▶ Information provided:
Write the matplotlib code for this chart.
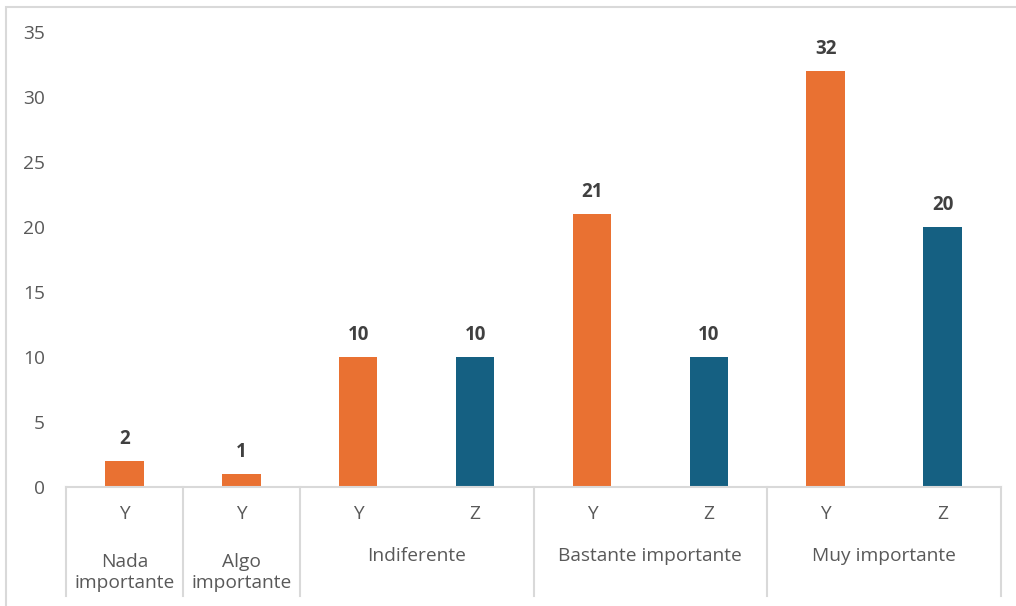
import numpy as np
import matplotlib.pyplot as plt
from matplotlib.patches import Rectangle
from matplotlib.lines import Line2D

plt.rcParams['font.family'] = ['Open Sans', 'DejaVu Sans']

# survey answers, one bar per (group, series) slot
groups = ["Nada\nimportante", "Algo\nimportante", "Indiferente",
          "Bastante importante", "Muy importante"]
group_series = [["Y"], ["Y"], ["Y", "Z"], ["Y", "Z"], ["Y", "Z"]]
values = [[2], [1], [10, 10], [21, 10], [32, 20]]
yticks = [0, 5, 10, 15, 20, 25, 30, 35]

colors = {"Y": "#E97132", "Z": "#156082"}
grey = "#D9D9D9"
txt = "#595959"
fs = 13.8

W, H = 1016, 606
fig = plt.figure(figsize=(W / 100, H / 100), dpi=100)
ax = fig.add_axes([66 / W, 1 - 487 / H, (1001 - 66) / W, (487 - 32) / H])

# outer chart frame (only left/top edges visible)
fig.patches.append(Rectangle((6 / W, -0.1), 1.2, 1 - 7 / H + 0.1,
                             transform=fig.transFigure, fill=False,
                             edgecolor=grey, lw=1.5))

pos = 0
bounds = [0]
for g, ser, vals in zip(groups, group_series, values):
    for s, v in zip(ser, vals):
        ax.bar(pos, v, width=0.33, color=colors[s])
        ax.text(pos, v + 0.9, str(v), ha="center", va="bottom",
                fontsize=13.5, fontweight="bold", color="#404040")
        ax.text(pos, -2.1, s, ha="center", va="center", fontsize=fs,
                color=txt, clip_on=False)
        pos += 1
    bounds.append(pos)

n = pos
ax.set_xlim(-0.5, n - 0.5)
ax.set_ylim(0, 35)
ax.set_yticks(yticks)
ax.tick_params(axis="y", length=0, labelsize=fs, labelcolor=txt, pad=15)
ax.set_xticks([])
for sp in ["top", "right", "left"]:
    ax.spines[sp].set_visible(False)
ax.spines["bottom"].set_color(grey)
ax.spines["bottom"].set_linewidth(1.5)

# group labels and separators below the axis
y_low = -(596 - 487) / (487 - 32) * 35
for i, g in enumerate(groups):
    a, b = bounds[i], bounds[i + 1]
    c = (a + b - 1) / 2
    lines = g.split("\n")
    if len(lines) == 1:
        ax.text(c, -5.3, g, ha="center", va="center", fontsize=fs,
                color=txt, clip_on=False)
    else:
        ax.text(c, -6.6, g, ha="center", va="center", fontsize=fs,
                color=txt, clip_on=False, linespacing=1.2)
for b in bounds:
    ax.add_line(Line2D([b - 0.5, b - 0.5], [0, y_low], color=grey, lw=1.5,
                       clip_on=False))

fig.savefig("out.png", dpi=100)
==
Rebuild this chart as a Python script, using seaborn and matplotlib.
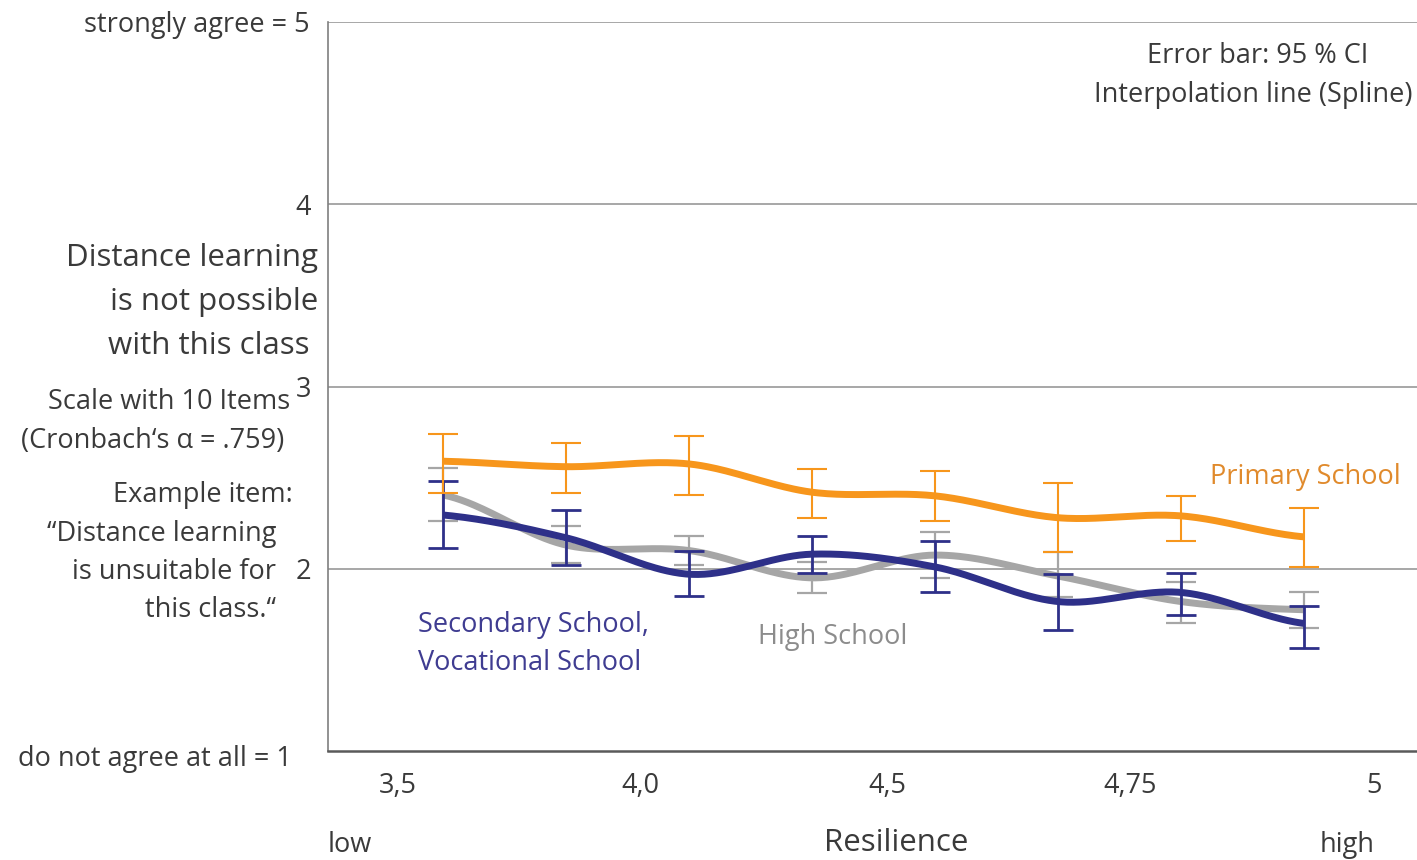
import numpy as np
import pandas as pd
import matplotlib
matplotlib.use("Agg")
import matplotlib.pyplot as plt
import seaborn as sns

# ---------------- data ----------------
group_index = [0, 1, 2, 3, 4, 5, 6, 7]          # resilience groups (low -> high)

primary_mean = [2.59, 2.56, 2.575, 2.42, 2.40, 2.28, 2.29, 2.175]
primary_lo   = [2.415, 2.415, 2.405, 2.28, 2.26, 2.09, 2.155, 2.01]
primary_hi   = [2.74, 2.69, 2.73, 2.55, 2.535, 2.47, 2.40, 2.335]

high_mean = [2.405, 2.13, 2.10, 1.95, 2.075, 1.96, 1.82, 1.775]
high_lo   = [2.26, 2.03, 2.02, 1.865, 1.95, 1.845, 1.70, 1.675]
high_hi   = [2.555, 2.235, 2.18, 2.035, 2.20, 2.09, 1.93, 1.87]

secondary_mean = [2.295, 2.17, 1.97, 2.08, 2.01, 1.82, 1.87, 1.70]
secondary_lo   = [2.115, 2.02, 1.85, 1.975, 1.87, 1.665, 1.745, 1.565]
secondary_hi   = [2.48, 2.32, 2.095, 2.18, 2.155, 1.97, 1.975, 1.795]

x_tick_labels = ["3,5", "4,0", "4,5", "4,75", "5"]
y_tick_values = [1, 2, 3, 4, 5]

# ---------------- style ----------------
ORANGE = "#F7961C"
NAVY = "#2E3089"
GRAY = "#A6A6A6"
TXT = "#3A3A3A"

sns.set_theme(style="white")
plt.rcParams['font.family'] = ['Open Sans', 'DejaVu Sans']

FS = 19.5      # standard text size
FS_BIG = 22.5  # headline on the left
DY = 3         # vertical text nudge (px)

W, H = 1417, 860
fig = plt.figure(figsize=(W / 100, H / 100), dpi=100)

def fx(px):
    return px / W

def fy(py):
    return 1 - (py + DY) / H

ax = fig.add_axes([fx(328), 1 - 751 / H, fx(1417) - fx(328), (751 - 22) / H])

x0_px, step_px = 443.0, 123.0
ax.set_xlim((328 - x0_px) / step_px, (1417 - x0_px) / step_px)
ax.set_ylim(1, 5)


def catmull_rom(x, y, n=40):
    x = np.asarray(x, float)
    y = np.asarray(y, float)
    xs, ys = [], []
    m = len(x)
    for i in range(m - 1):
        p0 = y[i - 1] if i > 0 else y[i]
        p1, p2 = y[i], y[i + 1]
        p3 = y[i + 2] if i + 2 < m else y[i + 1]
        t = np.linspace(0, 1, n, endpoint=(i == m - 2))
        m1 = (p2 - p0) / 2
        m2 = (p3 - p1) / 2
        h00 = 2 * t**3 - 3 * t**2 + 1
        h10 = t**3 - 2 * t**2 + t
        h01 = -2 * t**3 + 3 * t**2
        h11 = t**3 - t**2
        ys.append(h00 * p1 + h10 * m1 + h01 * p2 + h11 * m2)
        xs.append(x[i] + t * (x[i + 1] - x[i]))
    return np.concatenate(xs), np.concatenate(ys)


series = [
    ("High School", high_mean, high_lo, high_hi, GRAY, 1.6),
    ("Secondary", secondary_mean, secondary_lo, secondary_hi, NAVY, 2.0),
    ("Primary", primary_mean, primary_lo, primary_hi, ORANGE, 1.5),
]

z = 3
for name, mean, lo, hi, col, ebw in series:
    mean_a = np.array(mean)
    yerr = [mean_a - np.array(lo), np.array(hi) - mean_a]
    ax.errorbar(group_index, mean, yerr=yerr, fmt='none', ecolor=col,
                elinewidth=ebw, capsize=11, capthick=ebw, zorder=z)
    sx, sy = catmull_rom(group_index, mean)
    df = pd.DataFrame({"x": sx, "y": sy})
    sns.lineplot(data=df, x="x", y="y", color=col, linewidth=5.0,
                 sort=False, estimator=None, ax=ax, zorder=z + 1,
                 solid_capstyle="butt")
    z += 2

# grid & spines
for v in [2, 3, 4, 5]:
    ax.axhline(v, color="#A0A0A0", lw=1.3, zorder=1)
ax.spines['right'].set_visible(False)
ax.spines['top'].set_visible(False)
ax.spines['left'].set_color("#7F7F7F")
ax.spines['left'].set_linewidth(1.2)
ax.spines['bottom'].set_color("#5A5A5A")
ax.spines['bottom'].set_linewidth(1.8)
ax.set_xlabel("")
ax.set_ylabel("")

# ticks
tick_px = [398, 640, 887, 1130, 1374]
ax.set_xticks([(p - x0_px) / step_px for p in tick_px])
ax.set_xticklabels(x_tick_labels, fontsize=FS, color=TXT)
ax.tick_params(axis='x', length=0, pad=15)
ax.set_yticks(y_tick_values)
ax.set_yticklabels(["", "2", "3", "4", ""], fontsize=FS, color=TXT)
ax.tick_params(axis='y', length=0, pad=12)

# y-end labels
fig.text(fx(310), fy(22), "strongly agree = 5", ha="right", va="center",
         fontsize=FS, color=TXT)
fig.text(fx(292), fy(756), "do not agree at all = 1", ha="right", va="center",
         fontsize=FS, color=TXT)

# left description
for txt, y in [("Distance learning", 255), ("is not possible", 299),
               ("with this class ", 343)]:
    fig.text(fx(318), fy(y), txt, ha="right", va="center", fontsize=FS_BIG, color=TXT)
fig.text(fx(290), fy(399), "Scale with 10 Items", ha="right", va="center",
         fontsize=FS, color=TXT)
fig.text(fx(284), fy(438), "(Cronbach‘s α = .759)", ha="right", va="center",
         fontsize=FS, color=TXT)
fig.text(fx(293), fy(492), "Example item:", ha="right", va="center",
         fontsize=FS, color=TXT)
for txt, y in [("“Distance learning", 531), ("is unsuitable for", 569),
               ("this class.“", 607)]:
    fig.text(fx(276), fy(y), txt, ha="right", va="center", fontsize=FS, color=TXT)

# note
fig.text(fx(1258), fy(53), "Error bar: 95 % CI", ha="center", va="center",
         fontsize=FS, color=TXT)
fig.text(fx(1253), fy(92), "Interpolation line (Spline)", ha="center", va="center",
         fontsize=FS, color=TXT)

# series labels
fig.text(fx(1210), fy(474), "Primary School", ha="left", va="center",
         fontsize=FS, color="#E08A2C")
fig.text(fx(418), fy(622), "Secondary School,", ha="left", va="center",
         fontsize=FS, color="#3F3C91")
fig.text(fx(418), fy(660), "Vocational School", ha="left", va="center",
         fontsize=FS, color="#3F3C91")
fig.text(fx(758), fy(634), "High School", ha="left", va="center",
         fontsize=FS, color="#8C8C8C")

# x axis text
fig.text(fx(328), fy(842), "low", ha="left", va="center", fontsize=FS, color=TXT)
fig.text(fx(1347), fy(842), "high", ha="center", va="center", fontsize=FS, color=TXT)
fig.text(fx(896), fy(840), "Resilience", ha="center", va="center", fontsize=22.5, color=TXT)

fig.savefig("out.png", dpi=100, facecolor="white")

▶ What this task involves: Using the data above, which lines fall from the one with "Rebuild this chart" through the one with "ax.set_ylim(1, 5)"? Repeat them exactly, ends included, minus any pictures.

▶ Output for this task:
Rebuild this chart as a Python script, using seaborn and matplotlib.
import numpy as np
import pandas as pd
import matplotlib
matplotlib.use("Agg")
import matplotlib.pyplot as plt
import seaborn as sns

# ---------------- data ----------------
group_index = [0, 1, 2, 3, 4, 5, 6, 7]          # resilience groups (low -> high)

primary_mean = [2.59, 2.56, 2.575, 2.42, 2.40, 2.28, 2.29, 2.175]
primary_lo   = [2.415, 2.415, 2.405, 2.28, 2.26, 2.09, 2.155, 2.01]
primary_hi   = [2.74, 2.69, 2.73, 2.55, 2.535, 2.47, 2.40, 2.335]

high_mean = [2.405, 2.13, 2.10, 1.95, 2.075, 1.96, 1.82, 1.775]
high_lo   = [2.26, 2.03, 2.02, 1.865, 1.95, 1.845, 1.70, 1.675]
high_hi   = [2.555, 2.235, 2.18, 2.035, 2.20, 2.09, 1.93, 1.87]

secondary_mean = [2.295, 2.17, 1.97, 2.08, 2.01, 1.82, 1.87, 1.70]
secondary_lo   = [2.115, 2.02, 1.85, 1.975, 1.87, 1.665, 1.745, 1.565]
secondary_hi   = [2.48, 2.32, 2.095, 2.18, 2.155, 1.97, 1.975, 1.795]

x_tick_labels = ["3,5", "4,0", "4,5", "4,75", "5"]
y_tick_values = [1, 2, 3, 4, 5]

# ---------------- style ----------------
ORANGE = "#F7961C"
NAVY = "#2E3089"
GRAY = "#A6A6A6"
TXT = "#3A3A3A"

sns.set_theme(style="white")
plt.rcParams['font.family'] = ['Open Sans', 'DejaVu Sans']

FS = 19.5      # standard text size
FS_BIG = 22.5  # headline on the left
DY = 3         # vertical text nudge (px)

W, H = 1417, 860
fig = plt.figure(figsize=(W / 100, H / 100), dpi=100)

def fx(px):
    return px / W

def fy(py):
    return 1 - (py + DY) / H

ax = fig.add_axes([fx(328), 1 - 751 / H, fx(1417) - fx(328), (751 - 22) / H])

x0_px, step_px = 443.0, 123.0
ax.set_xlim((328 - x0_px) / step_px, (1417 - x0_px) / step_px)
ax.set_ylim(1, 5)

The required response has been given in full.